From MOOCs to SPOCs to …?

It’s always nice to know what goes on behind the scenes with respect to major reports, and in the UK Stephen Haggard has provided fascinating insight (for me, anyway) into the emergence of The Maturing of the MOOC. It seems that Stephen was the lead author of the team which produced this 123 page report for the Department for Business, Innovation and Skills, and guess what their timeline was? One month! Yes, just one month for a comprehensive literature and policy review.

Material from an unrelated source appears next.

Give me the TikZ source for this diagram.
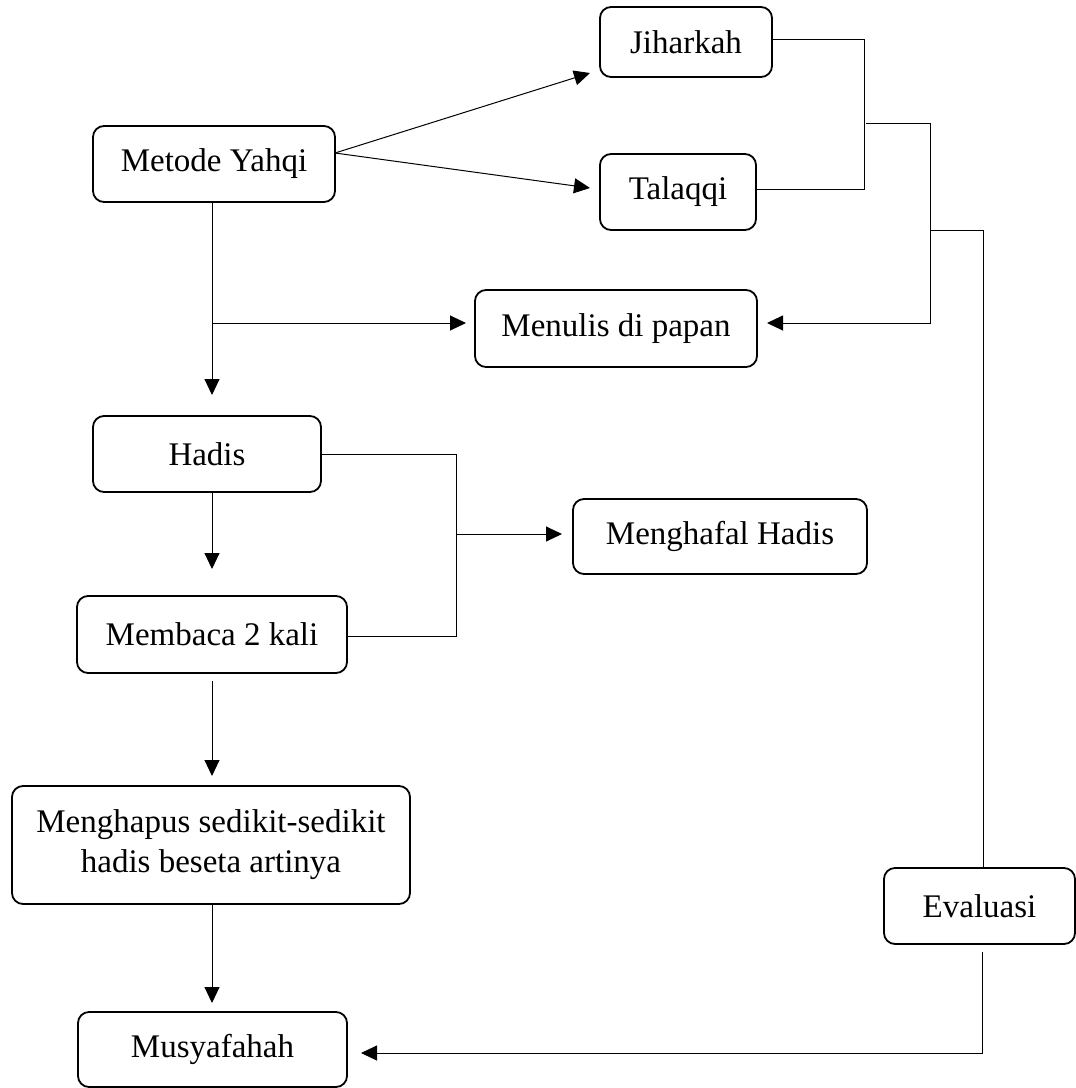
\documentclass[tikz,border=0pt]{standalone}
\usepackage{fontspec}
\setmainfont{Liberation Serif}
\usetikzlibrary{arrows.meta}
\begin{document}
\begin{tikzpicture}[x=1pt,y=-1pt,
  box/.style={draw, line width=1.8pt, rounded corners=11pt, rectangle, inner sep=0pt, align=center,
    font=\fontsize{33}{40}\selectfont},
  conn/.style={line width=1pt},
  arr/.style={line width=1pt, -{Triangle[length=16pt,width=15pt]}}]
\useasboundingbox (0,0) rectangle (1076,1088);
% nodes
\node[box, minimum width=242pt, minimum height=76pt] (metode) at (214,164) {Metode Yahqi};
\node[box, minimum width=172pt, minimum height=70pt] (jihar) at (686,42) {Jiharkah};
\node[box, minimum width=156pt, minimum height=76pt] (talaqqi) at (678,192) {Talaqqi};
\node[box, minimum width=282pt, minimum height=77pt] (menulis) at (616,328.5) {Menulis di papan};
\node[box, minimum width=228pt, minimum height=76pt] (hadis) at (207,454) {Hadis};
\node[box, minimum width=294pt, minimum height=75pt] (menghafal) at (720,536.5) {Menghafal Hadis};
\node[box, minimum width=270pt, minimum height=77pt] (membaca) at (212,634.5) {Membaca 2 kali};
\node[box, minimum width=398pt, minimum height=118pt] (menghapus) at (211,845) {Menghapus sedikit-sedikit\\hadis beseta artinya};
\node[box, minimum width=269pt, minimum height=75pt] (musya) at (212.5,1049.5) {Musyafahah};
\node[box, minimum width=191pt, minimum height=76pt] (eval) at (979.5,906) {Evaluasi};
% coordinates
\coordinate (mA) at (335,153);
\coordinate (jT) at (590,73);
\coordinate (tT) at (590,188);
\coordinate (jr) at (772,39);
\coordinate (tr) at (756,189);
\coordinate (bx) at (864,39);
\coordinate (j1) at (866,123);
\coordinate (j2) at (930,323);
\coordinate (mR) at (767,323);
\coordinate (j3) at (930,230);
\coordinate (eT) at (983,868);
\coordinate (eB) at (982,952);
\coordinate (uR) at (361,1053);
\coordinate (ms) at (212,202);
\coordinate (mh) at (212,395);
\coordinate (b1) at (212,323);
\coordinate (mL) at (466,323);
\coordinate (hs) at (212,492);
\coordinate (mbT) at (212,569);
\coordinate (hr) at (321,454);
\coordinate (bend) at (456,636);
\coordinate (mbr) at (347,636);
\coordinate (k1) at (456,534);
\coordinate (mfL) at (562,534);
\coordinate (mbs) at (212,681);
\coordinate (mpT) at (212,776);
\coordinate (mps) at (212,904);
\coordinate (muT) at (212,1003);
% connectors
\draw[arr] (mA) -- (jT);
\draw[arr] (mA) -- (tT);
\draw[conn] (jr) -- (bx) |- (tr);
\draw[arr] (j1) -| (j2) -- (mR);
\draw[conn] (j3) -| (eT);
\draw[arr] (eB) |- (uR);
\draw[arr] (ms) -- (mh);
\draw[arr] (b1) -- (mL);
\draw[arr] (hs) -- (mbT);
\draw[conn] (hr) -| (bend) -- (mbr);
\draw[arr] (k1) -- (mfL);
\draw[arr] (mbs) -- (mpT);
\draw[arr] (mps) -- (muT);
\end{tikzpicture}
\end{document}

mooc pageYou’ll find this and other insights in Stephen’s piece ‘MOOCs; from mania to mundanity‘ in the Times Higher Education. It’s a nice little piece (among the seeming thousands on MOOCs currently cluttering every higher education publication), and may even inspire you to read the report. It does have some good stuff, with reference to most of the usual suspects (John Daniel, Tony Bates, etc.), and sound, rational discussion. The contents list provides a clue to the flavour of the report:

Executive Summary

  • The headlines
  • Conflicting perspectives on MOOCs divide education communities
  • Learning Practitioners disagree about the value of MOOCs
  • Formal comprehensive analyses of MOOCs mostly concur that they are disruptive and possibly threatening to current HE models
  • Reporting of MOOC learner experiences is positive
  • The MOOC is maturing – and engaging with its business and accreditation issues
  • Literature Summary

Authors

MOOCS – the cribsheet

Methodology

  • Report Structure
  • Economist Intelligence Unit
  • Sloan Consortium
  • Austrade
  • Sub-conclusion: Formal analysis of MOOCs commissioned by authorities
  • Sub-conclusion: Journalistic and press writing about MOOCs

Accreditation – a route to payment 

  • The US Community College sector – a possible model for stronger MOOC engagement
  • Specific Issues – Technology

But what about the SPOC, I hear you ask? I suppose we should have predicted it, but a few of the big boys (e.g. Harvard) are now offering ‘small private online courses’. As explained in ‘Harvard plans to boldly go with ‘Spocs’‘, such courses are “still free and delivered through the internet, but access is restricted to much smaller numbers, tens or hundreds, rather than tens of thousands.”

Nice move, eh! Certainly makes certification much easier. If they keep going like this, we’ll be right back where we started.